--- Exercise prompt ---
Can you print the data exactly and leave out each image?

--- Provided material ---
--- BEGIN ---

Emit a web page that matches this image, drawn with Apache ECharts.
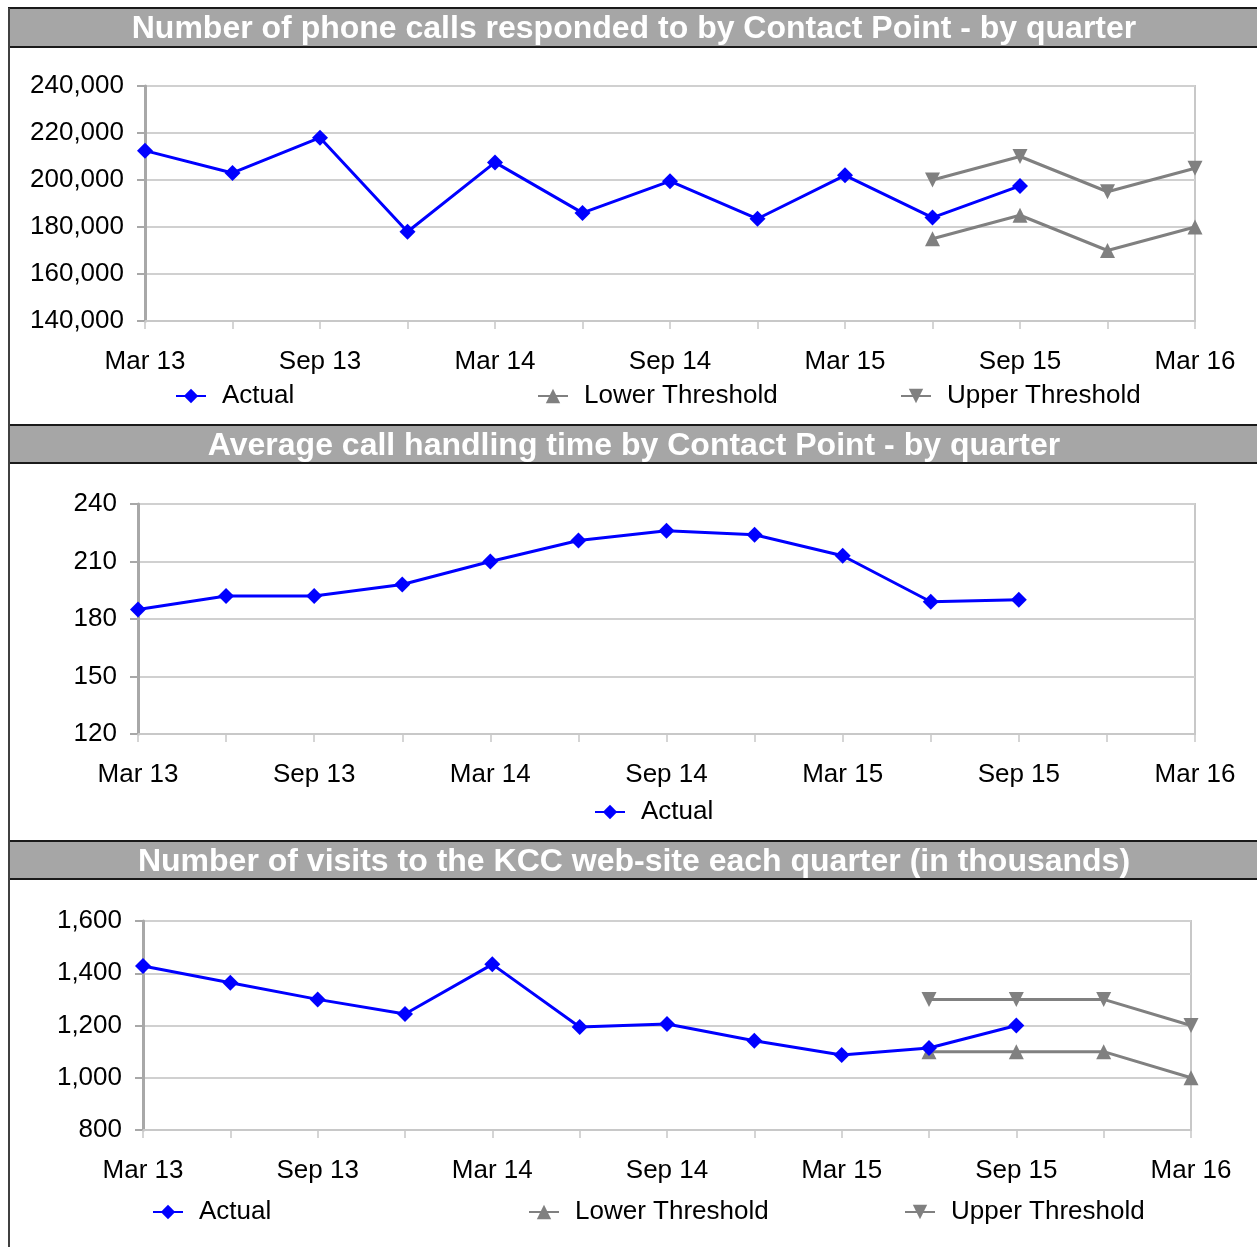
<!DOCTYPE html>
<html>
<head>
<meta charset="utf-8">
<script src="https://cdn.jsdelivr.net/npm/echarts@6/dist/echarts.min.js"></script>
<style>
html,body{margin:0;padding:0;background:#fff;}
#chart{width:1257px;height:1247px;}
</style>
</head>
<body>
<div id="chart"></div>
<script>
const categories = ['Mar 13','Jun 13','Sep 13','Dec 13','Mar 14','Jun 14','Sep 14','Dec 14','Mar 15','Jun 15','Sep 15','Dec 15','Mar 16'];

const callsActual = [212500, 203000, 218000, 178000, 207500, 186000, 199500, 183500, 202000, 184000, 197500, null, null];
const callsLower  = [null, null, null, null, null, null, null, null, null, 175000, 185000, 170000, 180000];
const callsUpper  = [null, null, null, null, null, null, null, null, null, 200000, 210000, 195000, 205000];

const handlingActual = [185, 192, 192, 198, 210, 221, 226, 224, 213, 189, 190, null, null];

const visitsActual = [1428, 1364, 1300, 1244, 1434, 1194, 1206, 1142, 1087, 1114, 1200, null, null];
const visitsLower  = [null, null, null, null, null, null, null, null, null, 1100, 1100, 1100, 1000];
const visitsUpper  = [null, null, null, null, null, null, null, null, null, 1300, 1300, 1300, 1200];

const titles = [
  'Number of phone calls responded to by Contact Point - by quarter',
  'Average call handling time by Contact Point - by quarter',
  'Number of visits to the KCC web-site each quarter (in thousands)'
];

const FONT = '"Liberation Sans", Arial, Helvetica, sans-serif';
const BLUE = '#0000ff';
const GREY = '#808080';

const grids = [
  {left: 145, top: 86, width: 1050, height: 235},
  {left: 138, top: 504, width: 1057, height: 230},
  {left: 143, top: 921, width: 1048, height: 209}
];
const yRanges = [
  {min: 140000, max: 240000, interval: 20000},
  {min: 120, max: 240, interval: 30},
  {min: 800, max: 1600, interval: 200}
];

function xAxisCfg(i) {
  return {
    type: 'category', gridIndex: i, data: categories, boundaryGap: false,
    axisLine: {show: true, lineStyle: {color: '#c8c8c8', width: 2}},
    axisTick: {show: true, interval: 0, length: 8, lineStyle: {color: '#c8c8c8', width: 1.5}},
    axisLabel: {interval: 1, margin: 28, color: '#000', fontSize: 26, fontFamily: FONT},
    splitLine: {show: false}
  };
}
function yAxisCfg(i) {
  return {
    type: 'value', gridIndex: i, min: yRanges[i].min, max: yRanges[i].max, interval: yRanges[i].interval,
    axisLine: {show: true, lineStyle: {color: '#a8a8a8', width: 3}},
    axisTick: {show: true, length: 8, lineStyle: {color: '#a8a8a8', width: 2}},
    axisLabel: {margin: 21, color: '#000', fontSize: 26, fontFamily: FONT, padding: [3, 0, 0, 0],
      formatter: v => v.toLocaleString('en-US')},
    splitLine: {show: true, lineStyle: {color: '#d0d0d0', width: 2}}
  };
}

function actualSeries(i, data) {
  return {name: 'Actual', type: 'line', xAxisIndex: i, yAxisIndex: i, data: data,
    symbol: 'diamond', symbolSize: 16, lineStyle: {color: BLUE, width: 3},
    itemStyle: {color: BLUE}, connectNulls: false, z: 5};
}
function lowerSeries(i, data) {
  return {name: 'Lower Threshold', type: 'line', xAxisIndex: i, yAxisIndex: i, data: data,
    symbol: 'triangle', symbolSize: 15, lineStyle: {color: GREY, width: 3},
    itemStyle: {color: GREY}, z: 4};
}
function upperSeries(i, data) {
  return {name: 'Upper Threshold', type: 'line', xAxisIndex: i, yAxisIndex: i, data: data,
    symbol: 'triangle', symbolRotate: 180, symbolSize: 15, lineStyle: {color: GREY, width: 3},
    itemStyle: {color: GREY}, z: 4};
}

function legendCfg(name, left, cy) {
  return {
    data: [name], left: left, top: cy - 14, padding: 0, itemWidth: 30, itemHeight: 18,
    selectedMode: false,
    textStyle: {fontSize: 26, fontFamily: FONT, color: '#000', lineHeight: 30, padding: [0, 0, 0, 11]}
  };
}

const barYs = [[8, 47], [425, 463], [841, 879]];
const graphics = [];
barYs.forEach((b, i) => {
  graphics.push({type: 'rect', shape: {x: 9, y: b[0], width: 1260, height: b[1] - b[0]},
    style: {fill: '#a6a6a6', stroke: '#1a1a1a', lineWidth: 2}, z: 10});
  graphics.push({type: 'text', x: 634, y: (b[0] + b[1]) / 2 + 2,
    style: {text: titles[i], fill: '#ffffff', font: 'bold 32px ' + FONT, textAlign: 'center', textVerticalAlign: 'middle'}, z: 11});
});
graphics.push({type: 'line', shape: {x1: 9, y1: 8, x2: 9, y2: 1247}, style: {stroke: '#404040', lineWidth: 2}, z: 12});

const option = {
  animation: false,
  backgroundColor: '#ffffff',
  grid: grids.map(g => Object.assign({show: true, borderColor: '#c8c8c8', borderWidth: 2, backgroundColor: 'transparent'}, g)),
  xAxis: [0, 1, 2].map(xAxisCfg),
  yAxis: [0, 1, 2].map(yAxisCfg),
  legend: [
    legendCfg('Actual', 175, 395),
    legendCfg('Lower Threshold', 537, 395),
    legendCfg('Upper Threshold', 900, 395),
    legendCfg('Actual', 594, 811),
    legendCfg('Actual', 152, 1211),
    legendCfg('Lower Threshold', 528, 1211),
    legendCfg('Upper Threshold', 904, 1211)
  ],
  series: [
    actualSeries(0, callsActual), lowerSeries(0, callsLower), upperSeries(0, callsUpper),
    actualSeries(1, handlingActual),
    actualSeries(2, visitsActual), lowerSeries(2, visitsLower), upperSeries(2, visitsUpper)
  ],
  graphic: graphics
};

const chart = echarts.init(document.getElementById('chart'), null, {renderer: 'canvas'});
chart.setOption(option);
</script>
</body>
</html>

--- END ---

--- Full solution ---
Emit a web page that matches this image, drawn with Apache ECharts.
<!DOCTYPE html>
<html>
<head>
<meta charset="utf-8">
<script src="https://cdn.jsdelivr.net/npm/echarts@6/dist/echarts.min.js"></script>
<style>
html,body{margin:0;padding:0;background:#fff;}
#chart{width:1257px;height:1247px;}
</style>
</head>
<body>
<div id="chart"></div>
<script>
const categories = ['Mar 13','Jun 13','Sep 13','Dec 13','Mar 14','Jun 14','Sep 14','Dec 14','Mar 15','Jun 15','Sep 15','Dec 15','Mar 16'];

const callsActual = [212500, 203000, 218000, 178000, 207500, 186000, 199500, 183500, 202000, 184000, 197500, null, null];
const callsLower  = [null, null, null, null, null, null, null, null, null, 175000, 185000, 170000, 180000];
const callsUpper  = [null, null, null, null, null, null, null, null, null, 200000, 210000, 195000, 205000];

const handlingActual = [185, 192, 192, 198, 210, 221, 226, 224, 213, 189, 190, null, null];

const visitsActual = [1428, 1364, 1300, 1244, 1434, 1194, 1206, 1142, 1087, 1114, 1200, null, null];
const visitsLower  = [null, null, null, null, null, null, null, null, null, 1100, 1100, 1100, 1000];
const visitsUpper  = [null, null, null, null, null, null, null, null, null, 1300, 1300, 1300, 1200];

const titles = [
  'Number of phone calls responded to by Contact Point - by quarter',
  'Average call handling time by Contact Point - by quarter',
  'Number of visits to the KCC web-site each quarter (in thousands)'
];

const FONT = '"Liberation Sans", Arial, Helvetica, sans-serif';
const BLUE = '#0000ff';
const GREY = '#808080';

const grids = [
  {left: 145, top: 86, width: 1050, height: 235},
  {left: 138, top: 504, width: 1057, height: 230},
  {left: 143, top: 921, width: 1048, height: 209}
];
const yRanges = [
  {min: 140000, max: 240000, interval: 20000},
  {min: 120, max: 240, interval: 30},
  {min: 800, max: 1600, interval: 200}
];

function xAxisCfg(i) {
  return {
    type: 'category', gridIndex: i, data: categories, boundaryGap: false,
    axisLine: {show: true, lineStyle: {color: '#c8c8c8', width: 2}},
    axisTick: {show: true, interval: 0, length: 8, lineStyle: {color: '#c8c8c8', width: 1.5}},
    axisLabel: {interval: 1, margin: 28, color: '#000', fontSize: 26, fontFamily: FONT},
    splitLine: {show: false}
  };
}
function yAxisCfg(i) {
  return {
    type: 'value', gridIndex: i, min: yRanges[i].min, max: yRanges[i].max, interval: yRanges[i].interval,
    axisLine: {show: true, lineStyle: {color: '#a8a8a8', width: 3}},
    axisTick: {show: true, length: 8, lineStyle: {color: '#a8a8a8', width: 2}},
    axisLabel: {margin: 21, color: '#000', fontSize: 26, fontFamily: FONT, padding: [3, 0, 0, 0],
      formatter: v => v.toLocaleString('en-US')},
    splitLine: {show: true, lineStyle: {color: '#d0d0d0', width: 2}}
  };
}

function actualSeries(i, data) {
  return {name: 'Actual', type: 'line', xAxisIndex: i, yAxisIndex: i, data: data,
    symbol: 'diamond', symbolSize: 16, lineStyle: {color: BLUE, width: 3},
    itemStyle: {color: BLUE}, connectNulls: false, z: 5};
}
function lowerSeries(i, data) {
  return {name: 'Lower Threshold', type: 'line', xAxisIndex: i, yAxisIndex: i, data: data,
    symbol: 'triangle', symbolSize: 15, lineStyle: {color: GREY, width: 3},
    itemStyle: {color: GREY}, z: 4};
}
function upperSeries(i, data) {
  return {name: 'Upper Threshold', type: 'line', xAxisIndex: i, yAxisIndex: i, data: data,
    symbol: 'triangle', symbolRotate: 180, symbolSize: 15, lineStyle: {color: GREY, width: 3},
    itemStyle: {color: GREY}, z: 4};
}

function legendCfg(name, left, cy) {
  return {
    data: [name], left: left, top: cy - 14, padding: 0, itemWidth: 30, itemHeight: 18,
    selectedMode: false,
    textStyle: {fontSize: 26, fontFamily: FONT, color: '#000', lineHeight: 30, padding: [0, 0, 0, 11]}
  };
}

const barYs = [[8, 47], [425, 463], [841, 879]];
const graphics = [];
barYs.forEach((b, i) => {
  graphics.push({type: 'rect', shape: {x: 9, y: b[0], width: 1260, height: b[1] - b[0]},
    style: {fill: '#a6a6a6', stroke: '#1a1a1a', lineWidth: 2}, z: 10});
  graphics.push({type: 'text', x: 634, y: (b[0] + b[1]) / 2 + 2,
    style: {text: titles[i], fill: '#ffffff', font: 'bold 32px ' + FONT, textAlign: 'center', textVerticalAlign: 'middle'}, z: 11});
});
graphics.push({type: 'line', shape: {x1: 9, y1: 8, x2: 9, y2: 1247}, style: {stroke: '#404040', lineWidth: 2}, z: 12});

const option = {
  animation: false,
  backgroundColor: '#ffffff',
  grid: grids.map(g => Object.assign({show: true, borderColor: '#c8c8c8', borderWidth: 2, backgroundColor: 'transparent'}, g)),
  xAxis: [0, 1, 2].map(xAxisCfg),
  yAxis: [0, 1, 2].map(yAxisCfg),
  legend: [
    legendCfg('Actual', 175, 395),
    legendCfg('Lower Threshold', 537, 395),
    legendCfg('Upper Threshold', 900, 395),
    legendCfg('Actual', 594, 811),
    legendCfg('Actual', 152, 1211),
    legendCfg('Lower Threshold', 528, 1211),
    legendCfg('Upper Threshold', 904, 1211)
  ],
  series: [
    actualSeries(0, callsActual), lowerSeries(0, callsLower), upperSeries(0, callsUpper),
    actualSeries(1, handlingActual),
    actualSeries(2, visitsActual), lowerSeries(2, visitsLower), upperSeries(2, visitsUpper)
  ],
  graphic: graphics
};

const chart = echarts.init(document.getElementById('chart'), null, {renderer: 'canvas'});
chart.setOption(option);
</script>
</body>
</html>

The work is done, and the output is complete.